Repeat the listing word for word. No pictures belong in the copy.
[START Dataset content]
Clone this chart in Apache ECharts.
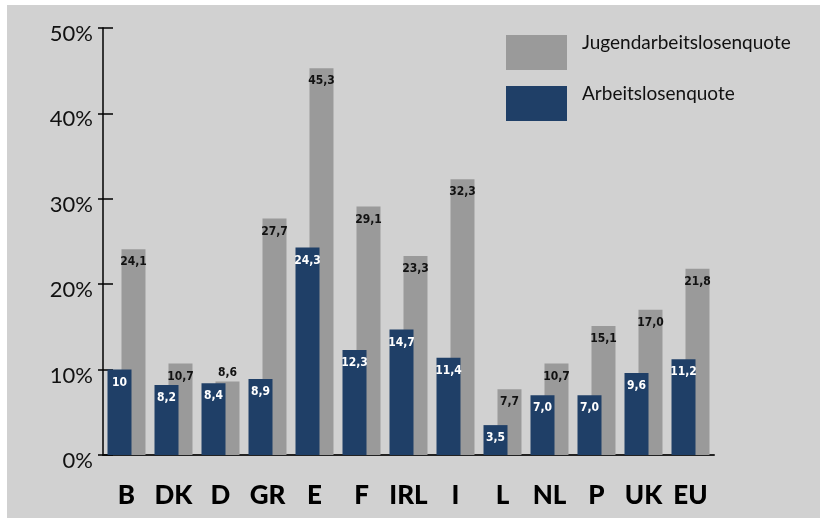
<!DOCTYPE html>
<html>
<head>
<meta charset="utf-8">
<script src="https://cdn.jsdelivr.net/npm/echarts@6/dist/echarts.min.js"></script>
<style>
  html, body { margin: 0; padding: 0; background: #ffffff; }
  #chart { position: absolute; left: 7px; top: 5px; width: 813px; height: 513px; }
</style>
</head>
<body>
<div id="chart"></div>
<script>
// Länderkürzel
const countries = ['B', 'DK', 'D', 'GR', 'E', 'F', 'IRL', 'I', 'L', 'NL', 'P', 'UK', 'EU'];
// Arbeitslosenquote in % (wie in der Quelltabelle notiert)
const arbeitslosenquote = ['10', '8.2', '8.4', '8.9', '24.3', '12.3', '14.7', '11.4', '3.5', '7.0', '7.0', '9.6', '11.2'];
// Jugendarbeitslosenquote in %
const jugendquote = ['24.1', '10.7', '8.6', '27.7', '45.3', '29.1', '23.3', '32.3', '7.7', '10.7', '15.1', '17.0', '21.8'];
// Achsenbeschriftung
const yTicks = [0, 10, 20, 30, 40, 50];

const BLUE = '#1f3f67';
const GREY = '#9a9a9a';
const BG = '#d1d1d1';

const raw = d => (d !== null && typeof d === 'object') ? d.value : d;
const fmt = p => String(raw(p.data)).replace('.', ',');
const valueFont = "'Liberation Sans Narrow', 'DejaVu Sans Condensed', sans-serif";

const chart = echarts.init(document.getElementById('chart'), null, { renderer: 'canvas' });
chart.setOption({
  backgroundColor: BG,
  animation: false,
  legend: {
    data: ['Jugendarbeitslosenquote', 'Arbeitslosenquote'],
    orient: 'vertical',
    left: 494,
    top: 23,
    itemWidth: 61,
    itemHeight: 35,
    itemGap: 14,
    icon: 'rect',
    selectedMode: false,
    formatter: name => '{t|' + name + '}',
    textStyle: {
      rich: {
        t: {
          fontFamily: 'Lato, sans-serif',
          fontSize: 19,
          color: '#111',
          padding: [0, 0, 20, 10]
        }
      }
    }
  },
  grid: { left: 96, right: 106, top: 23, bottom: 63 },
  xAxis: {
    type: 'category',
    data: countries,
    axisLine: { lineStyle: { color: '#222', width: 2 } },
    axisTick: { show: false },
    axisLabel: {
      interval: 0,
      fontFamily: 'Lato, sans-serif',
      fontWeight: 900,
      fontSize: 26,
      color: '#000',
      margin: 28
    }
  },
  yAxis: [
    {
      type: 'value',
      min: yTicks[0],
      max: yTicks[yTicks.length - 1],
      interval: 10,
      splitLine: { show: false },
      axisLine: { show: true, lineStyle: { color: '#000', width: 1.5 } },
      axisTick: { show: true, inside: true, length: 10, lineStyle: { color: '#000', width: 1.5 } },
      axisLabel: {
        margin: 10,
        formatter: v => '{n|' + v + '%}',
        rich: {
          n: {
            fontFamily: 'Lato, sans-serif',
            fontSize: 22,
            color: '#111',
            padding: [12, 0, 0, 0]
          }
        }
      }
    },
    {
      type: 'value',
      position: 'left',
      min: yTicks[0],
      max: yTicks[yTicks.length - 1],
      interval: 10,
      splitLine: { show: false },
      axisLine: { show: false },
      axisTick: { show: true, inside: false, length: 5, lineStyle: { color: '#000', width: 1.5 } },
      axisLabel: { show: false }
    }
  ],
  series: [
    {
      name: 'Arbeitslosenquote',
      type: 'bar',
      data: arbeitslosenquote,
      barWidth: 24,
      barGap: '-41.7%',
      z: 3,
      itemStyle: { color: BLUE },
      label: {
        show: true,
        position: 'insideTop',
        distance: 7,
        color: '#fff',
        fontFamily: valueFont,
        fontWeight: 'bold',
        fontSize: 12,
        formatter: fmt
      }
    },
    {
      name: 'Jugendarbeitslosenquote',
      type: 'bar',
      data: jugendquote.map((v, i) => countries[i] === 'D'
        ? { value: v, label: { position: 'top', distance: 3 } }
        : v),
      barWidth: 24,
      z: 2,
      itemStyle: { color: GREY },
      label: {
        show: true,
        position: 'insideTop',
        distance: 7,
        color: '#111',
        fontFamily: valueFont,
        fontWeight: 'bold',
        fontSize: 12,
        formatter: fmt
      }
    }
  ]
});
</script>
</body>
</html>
[END Dataset content]
- _Result of the exercise_:
Clone this chart in Apache ECharts.
<!DOCTYPE html>
<html>
<head>
<meta charset="utf-8">
<script src="https://cdn.jsdelivr.net/npm/echarts@6/dist/echarts.min.js"></script>
<style>
  html, body { margin: 0; padding: 0; background: #ffffff; }
  #chart { position: absolute; left: 7px; top: 5px; width: 813px; height: 513px; }
</style>
</head>
<body>
<div id="chart"></div>
<script>
// Länderkürzel
const countries = ['B', 'DK', 'D', 'GR', 'E', 'F', 'IRL', 'I', 'L', 'NL', 'P', 'UK', 'EU'];
// Arbeitslosenquote in % (wie in der Quelltabelle notiert)
const arbeitslosenquote = ['10', '8.2', '8.4', '8.9', '24.3', '12.3', '14.7', '11.4', '3.5', '7.0', '7.0', '9.6', '11.2'];
// Jugendarbeitslosenquote in %
const jugendquote = ['24.1', '10.7', '8.6', '27.7', '45.3', '29.1', '23.3', '32.3', '7.7', '10.7', '15.1', '17.0', '21.8'];
// Achsenbeschriftung
const yTicks = [0, 10, 20, 30, 40, 50];

const BLUE = '#1f3f67';
const GREY = '#9a9a9a';
const BG = '#d1d1d1';

const raw = d => (d !== null && typeof d === 'object') ? d.value : d;
const fmt = p => String(raw(p.data)).replace('.', ',');
const valueFont = "'Liberation Sans Narrow', 'DejaVu Sans Condensed', sans-serif";

const chart = echarts.init(document.getElementById('chart'), null, { renderer: 'canvas' });
chart.setOption({
  backgroundColor: BG,
  animation: false,
  legend: {
    data: ['Jugendarbeitslosenquote', 'Arbeitslosenquote'],
    orient: 'vertical',
    left: 494,
    top: 23,
    itemWidth: 61,
    itemHeight: 35,
    itemGap: 14,
    icon: 'rect',
    selectedMode: false,
    formatter: name => '{t|' + name + '}',
    textStyle: {
      rich: {
        t: {
          fontFamily: 'Lato, sans-serif',
          fontSize: 19,
          color: '#111',
          padding: [0, 0, 20, 10]
        }
      }
    }
  },
  grid: { left: 96, right: 106, top: 23, bottom: 63 },
  xAxis: {
    type: 'category',
    data: countries,
    axisLine: { lineStyle: { color: '#222', width: 2 } },
    axisTick: { show: false },
    axisLabel: {
      interval: 0,
      fontFamily: 'Lato, sans-serif',
      fontWeight: 900,
      fontSize: 26,
      color: '#000',
      margin: 28
    }
  },
  yAxis: [
    {
      type: 'value',
      min: yTicks[0],
      max: yTicks[yTicks.length - 1],
      interval: 10,
      splitLine: { show: false },
      axisLine: { show: true, lineStyle: { color: '#000', width: 1.5 } },
      axisTick: { show: true, inside: true, length: 10, lineStyle: { color: '#000', width: 1.5 } },
      axisLabel: {
        margin: 10,
        formatter: v => '{n|' + v + '%}',
        rich: {
          n: {
            fontFamily: 'Lato, sans-serif',
            fontSize: 22,
            color: '#111',
            padding: [12, 0, 0, 0]
          }
        }
      }
    },
    {
      type: 'value',
      position: 'left',
      min: yTicks[0],
      max: yTicks[yTicks.length - 1],
      interval: 10,
      splitLine: { show: false },
      axisLine: { show: false },
      axisTick: { show: true, inside: false, length: 5, lineStyle: { color: '#000', width: 1.5 } },
      axisLabel: { show: false }
    }
  ],
  series: [
    {
      name: 'Arbeitslosenquote',
      type: 'bar',
      data: arbeitslosenquote,
      barWidth: 24,
      barGap: '-41.7%',
      z: 3,
      itemStyle: { color: BLUE },
      label: {
        show: true,
        position: 'insideTop',
        distance: 7,
        color: '#fff',
        fontFamily: valueFont,
        fontWeight: 'bold',
        fontSize: 12,
        formatter: fmt
      }
    },
    {
      name: 'Jugendarbeitslosenquote',
      type: 'bar',
      data: jugendquote.map((v, i) => countries[i] === 'D'
        ? { value: v, label: { position: 'top', distance: 3 } }
        : v),
      barWidth: 24,
      z: 2,
      itemStyle: { color: GREY },
      label: {
        show: true,
        position: 'insideTop',
        distance: 7,
        color: '#111',
        fontFamily: valueFont,
        fontWeight: 'bold',
        fontSize: 12,
        formatter: fmt
      }
    }
  ]
});
</script>
</body>
</html>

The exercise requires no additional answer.